Shuk Ying Chan is a Postdoctoral Prize Research Fellow at Nuffield College and the Department of Politics and International Relations at Oxford University. Her research sits at the intersection of 20th century anticolonial thought, theories of global justice; questions of empire and race; and ideas of equality and self-determination.
Yasmin Dualeh is a Ph.D. student in 20th Century U.S. history at the University of Cambridge. Her dissertation explores the political thought of Arab diasporic intellectuals in the US from the First World War through to the 1967 Arab-Israeli War. She is primarily interested in their anticolonial/anti-imperialist thought, their writings on race, their attempts to influence and critique US foreign policy, and finally their visions of Arab modernity, subjectivity, and liberation.
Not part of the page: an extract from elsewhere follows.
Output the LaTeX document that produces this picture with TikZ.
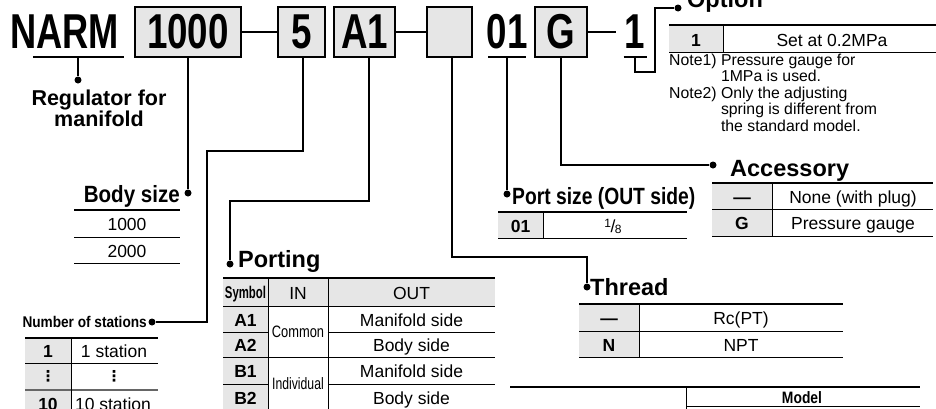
\documentclass[tikz,border=0pt]{standalone}
\usepackage{fontspec}
\setmainfont{Liberation Sans}
\newfontfamily\symfont{DejaVu Sans}
\usepackage{graphicx}
\definecolor{keygray}{RGB}{230,230,230}
\newcommand\cond[2][0.8]{\scalebox{#1}[1]{#2}}
\newcommand\codefont{\fontsize{49}{50}\selectfont\bfseries}
\newcommand\headfont{\fontsize{23.5}{24}\selectfont\bfseries}
\newcommand\cellfont{\fontsize{17.5}{19}\selectfont}
\newcommand\keyfont{\fontsize{17.5}{19}\selectfont\bfseries}
\newcommand\notefont{\fontsize{15.8}{16.5}\selectfont}
\newcommand\condfont{\fontsize{16.5}{17}\selectfont}
\begin{document}
\begin{tikzpicture}
  [
  x=1pt, y=-1pt,
  codebox/.style={rectangle,draw,line width=1.6pt,fill=keygray,inner sep=0pt,minimum height=50pt,font=\codefont},
  code/.style={rectangle,inner sep=0pt,minimum height=50pt,font=\codefont},
  dot/.style={circle,fill,inner sep=0pt,minimum size=7pt},
  wire/.style={line width=1.8pt},
  head/.style={inner sep=0pt,font=\headfont},
  cell/.style={inner sep=0pt,anchor=base,font=\cellfont},
  key/.style={inner sep=0pt,anchor=base,font=\keyfont},
  rulethick/.style={line width=2.2pt},
  rulethin/.style={line width=0.8pt}
  ]
  \clip (0,0) rectangle (936,408);

  % model code
  \node (narm) at (64.5,32) [code] {\cond[0.74]{NARM}};
  \node (size) at (188,32) [codebox, minimum width=106pt] {\cond[0.75]{1000}};
  \node (stn) at (301.5,32) [codebox, minimum width=47pt] {\cond[0.75]{5}};
  \node (port) at (364.5,32) [codebox, minimum width=61pt] {\cond[0.75]{A1}};
  \node (thr) at (449.5,32) [codebox, minimum width=45pt] {};
  \node (out) at (507,32) [code, minimum width=38pt] {\cond[0.75]{01}};
  \node (acc) at (561,32) [codebox, minimum width=52pt] {\cond[0.75]{G}};
  \node (opt) at (635,32) [code, minimum width=38pt] {\cond[0.75]{1}};
  \draw [wire] (size) to (stn);
  \draw [wire] (port) to (thr);
  \draw [wire] (acc) to (opt);
  \draw [wire] ([xshift=23pt]narm.south west) to ([xshift=5pt]narm.south east);
  \draw [wire] ([xshift=-19pt]out.south) to ([xshift=19pt]out.south);
  \draw [wire] ([xshift=-11.5pt]opt.south) to ([xshift=11.5pt]opt.south);

  % dots and leaders
  \node (dreg) at (78,80) [dot] {};
  \node (dsize) at (188,193) [dot] {};
  \node (dstn) at (152,322) [dot] {};
  \node (dport) at (230,264) [dot] {};
  \node (dthr) at (587,287) [dot] {};
  \node (dout) at (507,194) [dot] {};
  \node (dacc) at (713,165) [dot] {};
  \node (dopt) at (678,8) [dot] {};
  \draw [wire] (narm.south -| dreg) to (dreg);
  \draw [wire] (size) to (dsize);
  \draw [wire] ([xshift=1.5pt]stn.south) |- (207,151) |- (dstn);
  \draw [wire] ([xshift=4.5pt]port.south) |- (230,201) -- (dport);
  \draw [wire] ([xshift=2.5pt]thr.south) |- (587,257) -- (dthr);
  \draw [wire] (out) to (dout);
  \draw [wire] (acc.south) |- (dacc);
  \draw [wire] (opt.south) |- (655,72) |- (dopt);

  % headings
  \node (lreg) at (99,89.4) [inner sep=0pt, anchor=north, align=center,
    font=\fontsize{21.5}{20}\selectfont\bfseries] {Regulator for\\manifold};
  \node (lsize) at (180,202) [head, anchor=base east] {\cond[0.875]{Body size}};
  \node (lstn) at (147,327) [inner sep=0pt, anchor=base east,
    font=\fontsize{15.5}{16}\selectfont\bfseries] {\cond[0.88]{Number of stations}};
  \node (lport) at (238,267) [head, anchor=base west] {Porting};
  \node (lthr) at (590,295) [head, anchor=base west] {Thread};
  \node (lout) at (512,204) [head, anchor=base west] {\cond[0.82]{Port size (OUT side)}};
  \node (lacc) at (730,176) [head, anchor=base west] {Accessory};
  \node (lopt) at (687,7) [head, anchor=base west] {Option};

  % option table
  \fill [keygray] (669,25) rectangle (723,52);
  \draw [rulethick] (669,25) -- (936,25);
  \draw [rulethin] (669,52) -- (936,52);
  \draw [rulethin] (723,25) -- (723,52);
  \node (o1) at (696,46) [key] {1};
  \node (o1v) at (832,46) [cell] {Set at 0.2MPa};
  \node (notes) at (669,53.5) [inner sep=0pt, anchor=north west, font=\notefont]
    {\begin{tabular}{@{}l@{ }l@{}}
      Note1) & Pressure gauge for\\
             & 1MPa is used.\\
      Note2) & Only the adjusting\\
             & spring is different from\\
             & the standard model.
     \end{tabular}};

  % port size table
  \fill [keygray] (498,212) rectangle (543,238);
  \draw [rulethick] (498,212) -- (687,212);
  \draw [rulethin] (498,238) -- (687,238);
  \draw [rulethin] (543,212) -- (543,238);
  \node (p01) at (520.5,232) [key] {01};
  \node (p01v) at (613,232) [cell] {\raisebox{5pt}{\fontsize{12}{12}\selectfont 1}\kern-0.5pt/\kern-0.5pt\raisebox{-1.5pt}{\fontsize{12}{12}\selectfont 8}};

  % accessory table
  \fill [keygray] (712,183) rectangle (772,236);
  \draw [rulethick] (712,183) -- (933,183);
  \draw [rulethin] (712,209) -- (933,209);
  \draw [rulethin] (712,236) -- (933,236);
  \draw [rulethin] (772,183) -- (772,236);
  \node (a0) at (742,203) [key] {—};
  \node (a0v) at (853,203) [cell] {None (with plug)};
  \node (ag) at (742,229.5) [key] {G};
  \node (agv) at (853,229.5) [cell] {Pressure gauge};

  % body size table
  \draw [rulethick] (74,210) -- (180,210);
  \draw [rulethin] (74,237) -- (180,237);
  \draw [rulethin] (74,263) -- (180,263);
  \node (b1) at (127,230.5) [cell] {1000};
  \node (b2) at (127,257) [cell] {2000};

  % stations table
  \fill [keygray] (25,338) rectangle (71,412);
  \draw [rulethick] (25,338) -- (158,338);
  \draw [rulethin] (25,363) -- (158,363);
  \draw [line width=1.4pt, black!60] (25,390) -- (158,390);
  \draw [rulethin] (71,338) -- (71,412);
  \node (s1) at (48,357.5) [key] {1};
  \node (s1v) at (114,357.5) [cell] {1 station};
  \node (sd) at (48,376.5) [inner sep=0pt, font=\fontsize{15}{15}\selectfont\symfont\bfseries] {⋮};
  \node (sdv) at (114,376.5) [inner sep=0pt, font=\fontsize{15}{15}\selectfont\symfont\bfseries] {⋮};
  \node (s10) at (48,410) [key] {10};
  \node (s10v) at (113,410) [cell] {10 station};

  % porting table
  \fill [keygray] (223,278) rectangle (495,306.5);
  \fill [keygray] (223,306.5) rectangle (268,412);
  \draw [rulethick] (223,278) -- (495,278);
  \draw [rulethin] (223,306.5) -- (495,306.5);
  \draw [rulethin] (223,332) -- (268,332) (328,332) -- (495,332);
  \draw [rulethin] (223,357) -- (495,357);
  \draw [rulethin] (223,384) -- (268,384) (328,384) -- (495,384);
  \draw [rulethin] (268,278) -- (268,412) (328,278) -- (328,412);
  \node (ph0) at (245.5,298.5) [key, font=\fontsize{17}{18}\selectfont\bfseries] {\cond[0.67]{Symbol}};
  \node (ph1) at (298,299) [cell] {IN};
  \node (ph2) at (411.5,299) [cell] {OUT};
  \node (pa1) at (245.5,326) [key] {A1};
  \node (pa1v) at (411.5,326) [cell] {Manifold side};
  \node (pa2) at (245.5,351.5) [key] {A2};
  \node (pa2v) at (411.5,351.5) [cell] {Body side};
  \node (pb1) at (245.5,377.5) [key] {B1};
  \node (pb1v) at (411.5,377.5) [cell] {Manifold side};
  \node (pb2) at (245.5,404) [key] {B2};
  \node (pb2v) at (411.5,404) [cell] {Body side};
  \node (pcom) at (298,337.5) [cell, font=\condfont] {\cond[0.78]{Common}};
  \node (pind) at (298,389.5) [cell, font=\condfont] {\cond[0.74]{Individual}};

  % thread table
  \fill [keygray] (579,304) rectangle (639,357);
  \draw [rulethick] (579,304) -- (843,304);
  \draw [rulethin] (579,331) -- (843,331);
  \draw [rulethin] (579,357) -- (843,357);
  \draw [rulethin] (639,304) -- (639,357);
  \node (t0) at (609,324.5) [key] {—};
  \node (t0v) at (741,324.5) [cell] {Rc(PT)};
  \node (tn) at (609,351) [key] {N};
  \node (tnv) at (741,351) [cell] {NPT};

  % model table
  \draw [line width=1.2pt] (510,387) -- (920,387);
  \draw [rulethin] (686,387) -- (686,410);
  \draw [rulethin] (686,406) -- (920,406);
  \node (mdl) at (802,403) [key, font=\fontsize{16.5}{17}\selectfont\bfseries] {\cond[0.84]{Model}};
\end{tikzpicture}
\end{document}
Emma Ebowe is a PhD candidate in political theory at the Department of Government, Harvard University. She has interests in the history of political thought, democratic theory, feminist theory, black political thought, political methodology, and tech ethics.
Deren Ertas (she/her) is a PhD Candidate in the History and Middle Eastern Studies joint program, focusing on the economic, social, and environmental history of the Ottoman Empire and the twentieth-century Middle East. Her dissertation examines the political economy of infrastructure and underground extraction in the Southeastern Taurus Mountains in the last two centuries of Ottoman rule.
Josh Freedman is a PhD candidate in the Department of Government at Harvard. His research focuses on technocracy, bureaucracy, and the political theory of science and expertise in contemporary China. Before coming to Harvard, he lived and worked in Beijing and in Washington DC, researching and writing about social and economic policy issues in both China and the United States.
Munevver Gulce is a Ph.D. student in Religious Studies at Temple University. He earned an MA in Islamic Law from Marmara University with the title "The Banishment Practices in the Ottoman State After Tanzimat (1840-1850)," as well as a second MA in Middle Eastern, South Asian, and African Studies (MESAAS) from Columbia University. Her master’s thesis was titled "An Explanation for the Ottoman Sultanate from the Perspective of Islamic Jurisprudence: The Treatise of Lütfi Pasha." Her academic interests include Islamic political thought in the Mamluk and early Ottoman periods, Sunni Caliphate Theory, the relationship between law and politics, and Islamic criminal law: theory and practice.
Katherine Irajpanah is a Ph.D. candidate in the Department of Government at Harvard University, where she conducts research on international security, US foreign policy, and armed conflict. She is also a research affiliate at the Weatherhead Center for International Affairs. At Harvard, she has taught Government 1790: American Foreign Policy.
Bulelani Jili is a Ph.D. candidate in African and African American Studies at Harvard University. His research interests include Africa-China relations, Cybersecurity, ICT development, African Political Economy, Internet Policy, and Privacy Law. His research at the China, Law, Development project at Oxford University, funded by the European Research Council, is a 5-year, interdisciplinary and multi-sited research project that aims to understand the nature of order that underlies China’s new globalism.
Ibrahim Khan is a PhD candidate in political theory at the University of Chicago. His interests include international legal and political thought, Islamic law, anticolonial thought, and the intersection of religion and politics, especially in relation to the Middle East. Ibrahim’s dissertation aims to develop a historical and theoretical account of Global South engagements with the international law on the use of force, in the process engaging topics of war, sovereignty, and international order.